**Instructions for the task:**
Write the data out again exactly, dropping any images it holds.

____

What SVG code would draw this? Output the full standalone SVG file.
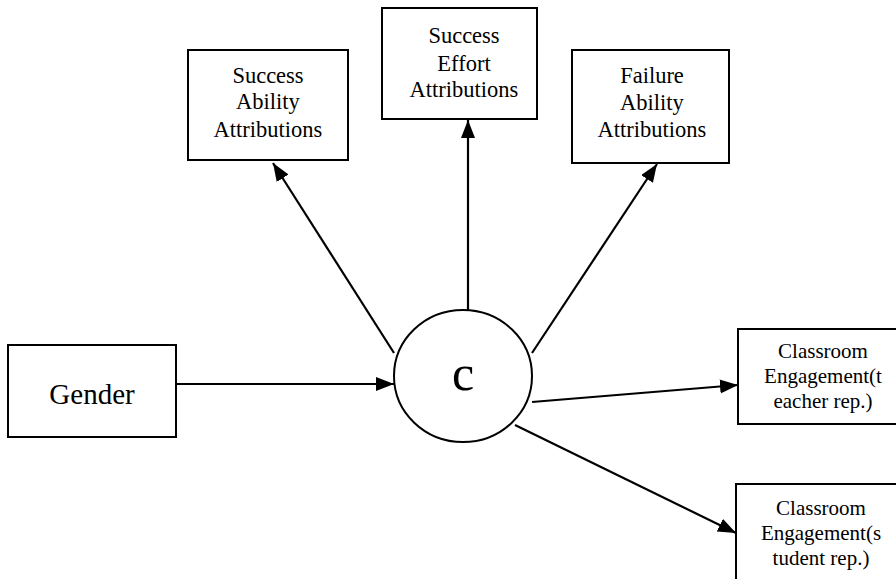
<svg xmlns="http://www.w3.org/2000/svg" width="896" height="579" viewBox="0 0 896 579">
<style>
.box{fill:#fff;stroke:#000;stroke-width:2}
text{font-family:'Liberation Serif','DejaVu Serif','Times New Roman',serif;fill:#000;text-anchor:middle}
.m{font-size:22.5px}
.s{font-size:21px}
.conn line{stroke:#000;stroke-width:2.2}
</style>
<defs>
<marker id="ah" markerUnits="userSpaceOnUse" markerWidth="20" markerHeight="16" refX="18" refY="7" orient="auto">
<path d="M0,0 L18,7 L0,14 z" fill="#000"/>
</marker>
</defs>
<rect width="896" height="579" fill="#fff"/>
<g id="success-ability">
<rect class="box" x="188" y="50" width="160" height="110"/>
<text class="m" x="268" y="83">Success</text>
<text class="m" x="268" y="109">Ability</text>
<text class="m" x="268" y="137">Attributions</text>
</g>
<g id="success-effort">
<rect class="box" x="382" y="8" width="155" height="111"/>
<text class="m" x="464" y="43">Success</text>
<text class="m" x="464" y="71">Effort</text>
<text class="m" x="464" y="97">Attributions</text>
</g>
<g id="failure-ability">
<rect class="box" x="572" y="50" width="157" height="113"/>
<text class="m" x="652" y="83">Failure</text>
<text class="m" x="652" y="110">Ability</text>
<text class="m" x="652" y="137">Attributions</text>
</g>
<g id="gender">
<rect class="box" x="8" y="345" width="168" height="92"/>
<text x="92" y="404" font-size="29">Gender</text>
</g>
<g id="c">
<ellipse class="box" cx="463" cy="376" rx="69" ry="66"/>
<text x="463" y="390" font-size="50">c</text>
</g>
<g id="engagement-teacher">
<rect class="box" x="738" y="329" width="170" height="95"/>
<text class="s" x="823" y="358">Classroom</text>
<text class="s" x="823" y="383">Engagement(t</text>
<text class="s" x="823" y="408">eacher rep.)</text>
</g>
<g id="engagement-student">
<rect class="box" x="736" y="484" width="170" height="110"/>
<text class="s" x="821" y="515">Classroom</text>
<text class="s" x="821" y="540">Engagement(s</text>
<text class="s" x="821" y="565">tudent rep.)</text>
</g>
<g class="conn" id="connectors">
<line x1="176" y1="384" x2="394" y2="384" marker-end="url(#ah)"/>
<line x1="394" y1="353" x2="273" y2="163" marker-end="url(#ah)"/>
<line x1="468" y1="310" x2="468" y2="120" marker-end="url(#ah)"/>
<line x1="532" y1="353" x2="657" y2="164" marker-end="url(#ah)"/>
<line x1="532" y1="402" x2="738" y2="385" marker-end="url(#ah)"/>
<line x1="515" y1="425" x2="736" y2="533" marker-end="url(#ah)"/>
</g>
</svg>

____

**Result of the task:**
What SVG code would draw this? Output the full standalone SVG file.
<svg xmlns="http://www.w3.org/2000/svg" width="896" height="579" viewBox="0 0 896 579">
<style>
.box{fill:#fff;stroke:#000;stroke-width:2}
text{font-family:'Liberation Serif','DejaVu Serif','Times New Roman',serif;fill:#000;text-anchor:middle}
.m{font-size:22.5px}
.s{font-size:21px}
.conn line{stroke:#000;stroke-width:2.2}
</style>
<defs>
<marker id="ah" markerUnits="userSpaceOnUse" markerWidth="20" markerHeight="16" refX="18" refY="7" orient="auto">
<path d="M0,0 L18,7 L0,14 z" fill="#000"/>
</marker>
</defs>
<rect width="896" height="579" fill="#fff"/>
<g id="success-ability">
<rect class="box" x="188" y="50" width="160" height="110"/>
<text class="m" x="268" y="83">Success</text>
<text class="m" x="268" y="109">Ability</text>
<text class="m" x="268" y="137">Attributions</text>
</g>
<g id="success-effort">
<rect class="box" x="382" y="8" width="155" height="111"/>
<text class="m" x="464" y="43">Success</text>
<text class="m" x="464" y="71">Effort</text>
<text class="m" x="464" y="97">Attributions</text>
</g>
<g id="failure-ability">
<rect class="box" x="572" y="50" width="157" height="113"/>
<text class="m" x="652" y="83">Failure</text>
<text class="m" x="652" y="110">Ability</text>
<text class="m" x="652" y="137">Attributions</text>
</g>
<g id="gender">
<rect class="box" x="8" y="345" width="168" height="92"/>
<text x="92" y="404" font-size="29">Gender</text>
</g>
<g id="c">
<ellipse class="box" cx="463" cy="376" rx="69" ry="66"/>
<text x="463" y="390" font-size="50">c</text>
</g>
<g id="engagement-teacher">
<rect class="box" x="738" y="329" width="170" height="95"/>
<text class="s" x="823" y="358">Classroom</text>
<text class="s" x="823" y="383">Engagement(t</text>
<text class="s" x="823" y="408">eacher rep.)</text>
</g>
<g id="engagement-student">
<rect class="box" x="736" y="484" width="170" height="110"/>
<text class="s" x="821" y="515">Classroom</text>
<text class="s" x="821" y="540">Engagement(s</text>
<text class="s" x="821" y="565">tudent rep.)</text>
</g>
<g class="conn" id="connectors">
<line x1="176" y1="384" x2="394" y2="384" marker-end="url(#ah)"/>
<line x1="394" y1="353" x2="273" y2="163" marker-end="url(#ah)"/>
<line x1="468" y1="310" x2="468" y2="120" marker-end="url(#ah)"/>
<line x1="532" y1="353" x2="657" y2="164" marker-end="url(#ah)"/>
<line x1="532" y1="402" x2="738" y2="385" marker-end="url(#ah)"/>
<line x1="515" y1="425" x2="736" y2="533" marker-end="url(#ah)"/>
</g>
</svg>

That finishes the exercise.